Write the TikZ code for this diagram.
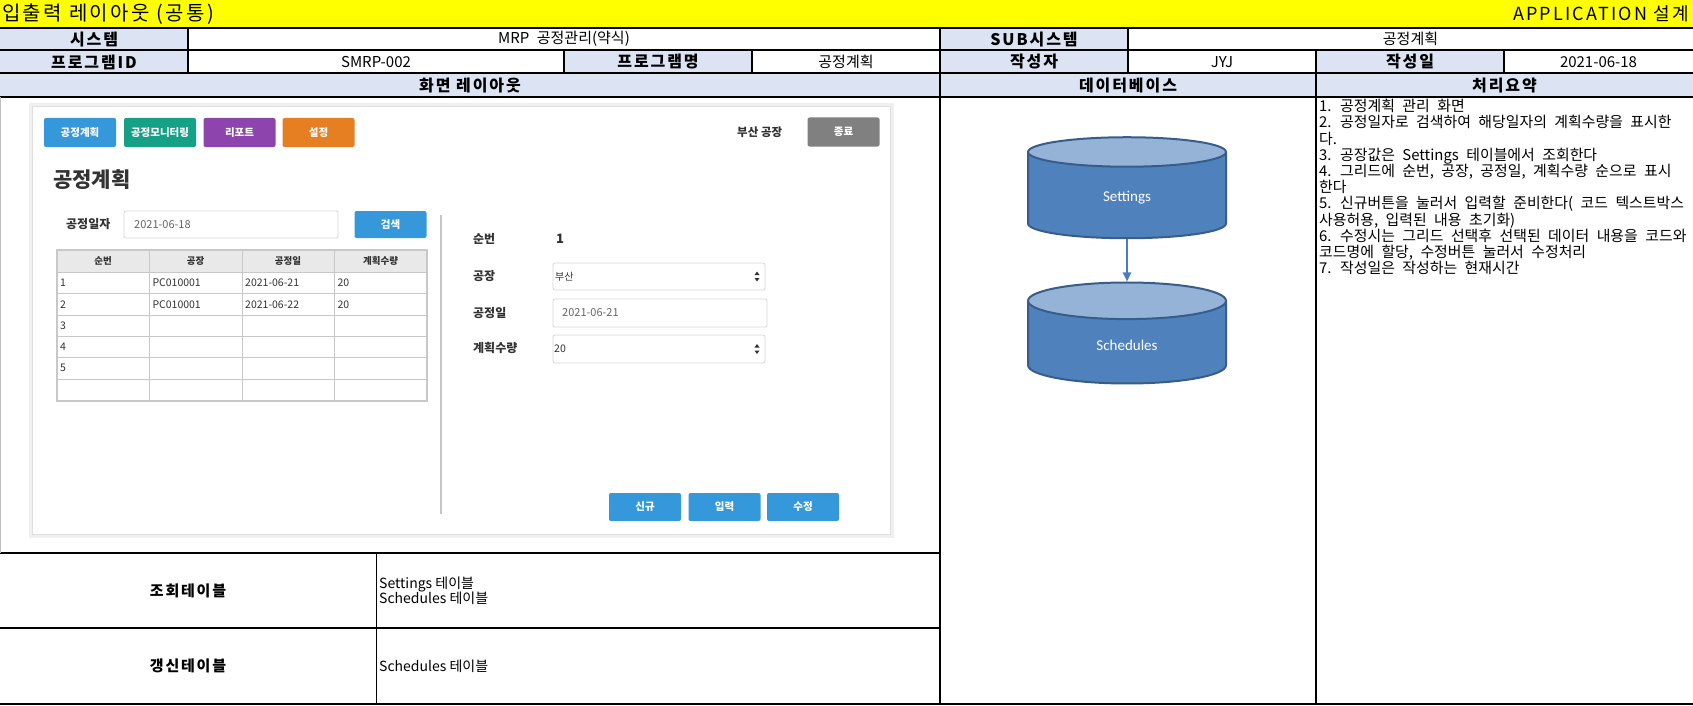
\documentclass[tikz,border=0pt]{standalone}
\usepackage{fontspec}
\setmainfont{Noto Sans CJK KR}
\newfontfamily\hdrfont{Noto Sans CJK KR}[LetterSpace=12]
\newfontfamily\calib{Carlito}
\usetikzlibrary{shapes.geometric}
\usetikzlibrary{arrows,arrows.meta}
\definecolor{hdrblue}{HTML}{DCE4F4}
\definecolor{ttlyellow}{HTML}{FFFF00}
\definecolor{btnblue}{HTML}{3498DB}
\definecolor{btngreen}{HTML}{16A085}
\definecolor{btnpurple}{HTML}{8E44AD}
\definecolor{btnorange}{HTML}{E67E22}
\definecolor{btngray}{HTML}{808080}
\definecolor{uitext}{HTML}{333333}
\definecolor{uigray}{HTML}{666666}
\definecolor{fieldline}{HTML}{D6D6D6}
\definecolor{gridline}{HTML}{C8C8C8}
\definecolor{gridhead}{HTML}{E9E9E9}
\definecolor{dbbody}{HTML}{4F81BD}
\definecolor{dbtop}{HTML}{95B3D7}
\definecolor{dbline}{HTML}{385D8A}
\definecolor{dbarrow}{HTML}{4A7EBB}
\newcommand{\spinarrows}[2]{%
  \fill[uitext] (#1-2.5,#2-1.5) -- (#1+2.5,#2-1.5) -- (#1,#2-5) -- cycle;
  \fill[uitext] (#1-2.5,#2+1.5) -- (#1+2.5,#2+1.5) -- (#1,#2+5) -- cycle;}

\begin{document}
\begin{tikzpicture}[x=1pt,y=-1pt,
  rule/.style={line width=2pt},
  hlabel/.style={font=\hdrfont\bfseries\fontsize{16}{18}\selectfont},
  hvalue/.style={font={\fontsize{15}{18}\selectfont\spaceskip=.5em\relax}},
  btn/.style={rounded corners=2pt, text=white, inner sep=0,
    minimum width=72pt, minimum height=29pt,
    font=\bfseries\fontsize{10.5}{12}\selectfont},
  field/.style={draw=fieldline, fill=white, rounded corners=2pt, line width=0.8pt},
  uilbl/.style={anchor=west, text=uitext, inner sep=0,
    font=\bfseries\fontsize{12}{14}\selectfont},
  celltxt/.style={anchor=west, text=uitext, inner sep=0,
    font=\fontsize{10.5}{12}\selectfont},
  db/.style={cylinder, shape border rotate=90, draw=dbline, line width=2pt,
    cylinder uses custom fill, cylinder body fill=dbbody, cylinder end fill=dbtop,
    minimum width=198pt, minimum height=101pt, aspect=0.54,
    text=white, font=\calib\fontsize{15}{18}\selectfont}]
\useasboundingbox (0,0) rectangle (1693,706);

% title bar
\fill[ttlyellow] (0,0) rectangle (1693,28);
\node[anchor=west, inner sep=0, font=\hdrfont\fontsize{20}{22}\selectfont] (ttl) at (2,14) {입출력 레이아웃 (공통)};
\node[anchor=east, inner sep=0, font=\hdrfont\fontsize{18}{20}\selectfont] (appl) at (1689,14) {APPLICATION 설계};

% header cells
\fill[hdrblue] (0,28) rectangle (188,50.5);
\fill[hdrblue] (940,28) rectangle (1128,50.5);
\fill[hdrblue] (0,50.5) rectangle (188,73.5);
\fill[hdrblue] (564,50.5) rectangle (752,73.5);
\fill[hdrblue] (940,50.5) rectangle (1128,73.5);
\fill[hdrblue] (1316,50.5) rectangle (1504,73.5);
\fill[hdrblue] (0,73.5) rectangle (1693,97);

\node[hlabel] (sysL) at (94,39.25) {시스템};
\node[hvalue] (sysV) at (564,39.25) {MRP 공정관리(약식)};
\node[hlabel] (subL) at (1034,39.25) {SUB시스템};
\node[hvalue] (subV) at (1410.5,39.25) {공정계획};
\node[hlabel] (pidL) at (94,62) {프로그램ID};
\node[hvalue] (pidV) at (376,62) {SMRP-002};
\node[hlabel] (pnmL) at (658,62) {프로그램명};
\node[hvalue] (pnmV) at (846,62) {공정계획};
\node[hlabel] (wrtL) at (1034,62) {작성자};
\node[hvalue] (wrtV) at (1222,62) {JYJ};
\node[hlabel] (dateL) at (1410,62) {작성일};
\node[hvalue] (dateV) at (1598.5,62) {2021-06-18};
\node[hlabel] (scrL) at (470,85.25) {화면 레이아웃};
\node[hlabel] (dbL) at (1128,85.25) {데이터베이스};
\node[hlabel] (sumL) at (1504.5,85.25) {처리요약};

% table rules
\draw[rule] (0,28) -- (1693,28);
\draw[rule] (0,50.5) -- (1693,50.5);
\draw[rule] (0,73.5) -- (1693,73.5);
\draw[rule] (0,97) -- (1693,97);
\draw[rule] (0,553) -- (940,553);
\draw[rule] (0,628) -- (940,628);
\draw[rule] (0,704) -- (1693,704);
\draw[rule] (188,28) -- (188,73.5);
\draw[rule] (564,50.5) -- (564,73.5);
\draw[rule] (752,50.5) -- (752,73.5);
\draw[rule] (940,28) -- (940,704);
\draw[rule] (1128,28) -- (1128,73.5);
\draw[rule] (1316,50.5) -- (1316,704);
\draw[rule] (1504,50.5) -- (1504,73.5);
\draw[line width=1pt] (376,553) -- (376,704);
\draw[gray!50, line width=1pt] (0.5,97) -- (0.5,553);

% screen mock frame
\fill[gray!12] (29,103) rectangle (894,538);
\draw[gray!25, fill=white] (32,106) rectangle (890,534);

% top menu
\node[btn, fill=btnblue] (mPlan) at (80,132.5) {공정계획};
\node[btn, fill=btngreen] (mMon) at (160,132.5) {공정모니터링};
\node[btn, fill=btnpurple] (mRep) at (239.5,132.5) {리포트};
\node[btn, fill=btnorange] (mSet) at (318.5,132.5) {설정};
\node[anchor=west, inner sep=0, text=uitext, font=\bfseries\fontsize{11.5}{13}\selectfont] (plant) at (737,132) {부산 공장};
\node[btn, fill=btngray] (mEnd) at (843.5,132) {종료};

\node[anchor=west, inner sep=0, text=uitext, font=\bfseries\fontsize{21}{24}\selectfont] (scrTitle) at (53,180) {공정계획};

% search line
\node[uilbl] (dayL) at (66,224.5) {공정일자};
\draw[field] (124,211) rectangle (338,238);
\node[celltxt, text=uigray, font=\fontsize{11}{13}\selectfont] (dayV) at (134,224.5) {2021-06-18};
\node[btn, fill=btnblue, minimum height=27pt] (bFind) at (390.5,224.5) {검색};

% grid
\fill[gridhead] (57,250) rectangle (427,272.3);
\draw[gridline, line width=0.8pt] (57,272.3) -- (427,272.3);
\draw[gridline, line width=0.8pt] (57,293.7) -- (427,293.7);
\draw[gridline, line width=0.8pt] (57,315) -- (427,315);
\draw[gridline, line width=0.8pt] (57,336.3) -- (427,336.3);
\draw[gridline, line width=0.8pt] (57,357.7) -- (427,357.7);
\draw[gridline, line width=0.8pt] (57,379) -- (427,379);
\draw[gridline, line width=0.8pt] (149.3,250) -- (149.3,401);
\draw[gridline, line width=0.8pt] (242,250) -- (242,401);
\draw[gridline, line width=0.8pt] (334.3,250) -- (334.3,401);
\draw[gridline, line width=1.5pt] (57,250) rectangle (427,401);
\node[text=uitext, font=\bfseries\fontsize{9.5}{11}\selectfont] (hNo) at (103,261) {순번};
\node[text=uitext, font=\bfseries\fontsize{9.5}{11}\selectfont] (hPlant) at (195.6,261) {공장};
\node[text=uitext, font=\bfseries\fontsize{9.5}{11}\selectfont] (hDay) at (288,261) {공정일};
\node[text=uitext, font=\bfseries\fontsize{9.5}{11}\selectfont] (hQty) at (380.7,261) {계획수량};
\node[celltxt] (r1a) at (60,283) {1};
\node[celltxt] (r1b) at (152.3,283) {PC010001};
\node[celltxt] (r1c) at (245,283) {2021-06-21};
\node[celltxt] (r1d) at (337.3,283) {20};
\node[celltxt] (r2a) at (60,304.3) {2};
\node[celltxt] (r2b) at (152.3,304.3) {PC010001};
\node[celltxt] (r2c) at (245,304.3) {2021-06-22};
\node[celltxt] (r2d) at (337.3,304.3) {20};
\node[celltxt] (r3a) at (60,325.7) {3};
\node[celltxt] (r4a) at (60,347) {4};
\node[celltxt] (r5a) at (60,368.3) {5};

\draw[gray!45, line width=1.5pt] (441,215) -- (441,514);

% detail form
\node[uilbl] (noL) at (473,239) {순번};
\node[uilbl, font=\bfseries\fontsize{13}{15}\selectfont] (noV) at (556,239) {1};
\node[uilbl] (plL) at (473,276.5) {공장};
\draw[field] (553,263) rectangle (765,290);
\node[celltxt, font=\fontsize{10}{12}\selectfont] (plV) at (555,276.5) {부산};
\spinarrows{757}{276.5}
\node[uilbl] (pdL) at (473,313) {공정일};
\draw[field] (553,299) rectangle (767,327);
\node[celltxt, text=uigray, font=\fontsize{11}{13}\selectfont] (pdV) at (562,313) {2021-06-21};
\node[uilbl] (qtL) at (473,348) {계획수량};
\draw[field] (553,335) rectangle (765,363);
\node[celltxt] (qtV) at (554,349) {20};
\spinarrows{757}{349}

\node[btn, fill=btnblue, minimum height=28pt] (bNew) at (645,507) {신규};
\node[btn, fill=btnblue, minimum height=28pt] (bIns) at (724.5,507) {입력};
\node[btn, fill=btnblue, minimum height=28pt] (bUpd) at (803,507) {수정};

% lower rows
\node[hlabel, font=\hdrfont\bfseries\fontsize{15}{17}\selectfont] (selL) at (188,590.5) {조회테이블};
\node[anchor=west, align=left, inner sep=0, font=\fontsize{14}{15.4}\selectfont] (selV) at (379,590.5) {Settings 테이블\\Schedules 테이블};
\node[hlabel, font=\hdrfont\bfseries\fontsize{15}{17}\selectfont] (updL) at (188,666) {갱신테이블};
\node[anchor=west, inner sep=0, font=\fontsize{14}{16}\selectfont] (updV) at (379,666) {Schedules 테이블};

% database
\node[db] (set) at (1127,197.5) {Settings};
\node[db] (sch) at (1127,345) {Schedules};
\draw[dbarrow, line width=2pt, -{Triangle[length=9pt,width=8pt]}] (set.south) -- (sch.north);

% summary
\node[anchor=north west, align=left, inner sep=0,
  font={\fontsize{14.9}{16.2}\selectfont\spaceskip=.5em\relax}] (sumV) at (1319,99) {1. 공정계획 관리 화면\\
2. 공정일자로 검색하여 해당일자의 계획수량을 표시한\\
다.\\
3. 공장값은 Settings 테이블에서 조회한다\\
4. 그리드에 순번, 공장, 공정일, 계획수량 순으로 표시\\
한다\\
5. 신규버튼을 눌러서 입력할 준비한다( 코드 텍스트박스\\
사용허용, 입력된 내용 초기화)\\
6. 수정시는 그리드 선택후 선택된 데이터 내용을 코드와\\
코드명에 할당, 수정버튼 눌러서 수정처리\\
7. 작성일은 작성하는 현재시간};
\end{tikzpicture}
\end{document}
--------
Return exactly what appears from the opening line of the material through the line with "(0,0) rectangle (1693,706);", apart from the pictures.

Write the TikZ code for this diagram.
\documentclass[tikz,border=0pt]{standalone}
\usepackage{fontspec}
\setmainfont{Noto Sans CJK KR}
\newfontfamily\hdrfont{Noto Sans CJK KR}[LetterSpace=12]
\newfontfamily\calib{Carlito}
\usetikzlibrary{shapes.geometric}
\usetikzlibrary{arrows,arrows.meta}
\definecolor{hdrblue}{HTML}{DCE4F4}
\definecolor{ttlyellow}{HTML}{FFFF00}
\definecolor{btnblue}{HTML}{3498DB}
\definecolor{btngreen}{HTML}{16A085}
\definecolor{btnpurple}{HTML}{8E44AD}
\definecolor{btnorange}{HTML}{E67E22}
\definecolor{btngray}{HTML}{808080}
\definecolor{uitext}{HTML}{333333}
\definecolor{uigray}{HTML}{666666}
\definecolor{fieldline}{HTML}{D6D6D6}
\definecolor{gridline}{HTML}{C8C8C8}
\definecolor{gridhead}{HTML}{E9E9E9}
\definecolor{dbbody}{HTML}{4F81BD}
\definecolor{dbtop}{HTML}{95B3D7}
\definecolor{dbline}{HTML}{385D8A}
\definecolor{dbarrow}{HTML}{4A7EBB}
\newcommand{\spinarrows}[2]{%
  \fill[uitext] (#1-2.5,#2-1.5) -- (#1+2.5,#2-1.5) -- (#1,#2-5) -- cycle;
  \fill[uitext] (#1-2.5,#2+1.5) -- (#1+2.5,#2+1.5) -- (#1,#2+5) -- cycle;}

\begin{document}
\begin{tikzpicture}[x=1pt,y=-1pt,
  rule/.style={line width=2pt},
  hlabel/.style={font=\hdrfont\bfseries\fontsize{16}{18}\selectfont},
  hvalue/.style={font={\fontsize{15}{18}\selectfont\spaceskip=.5em\relax}},
  btn/.style={rounded corners=2pt, text=white, inner sep=0,
    minimum width=72pt, minimum height=29pt,
    font=\bfseries\fontsize{10.5}{12}\selectfont},
  field/.style={draw=fieldline, fill=white, rounded corners=2pt, line width=0.8pt},
  uilbl/.style={anchor=west, text=uitext, inner sep=0,
    font=\bfseries\fontsize{12}{14}\selectfont},
  celltxt/.style={anchor=west, text=uitext, inner sep=0,
    font=\fontsize{10.5}{12}\selectfont},
  db/.style={cylinder, shape border rotate=90, draw=dbline, line width=2pt,
    cylinder uses custom fill, cylinder body fill=dbbody, cylinder end fill=dbtop,
    minimum width=198pt, minimum height=101pt, aspect=0.54,
    text=white, font=\calib\fontsize{15}{18}\selectfont}]
\useasboundingbox (0,0) rectangle (1693,706);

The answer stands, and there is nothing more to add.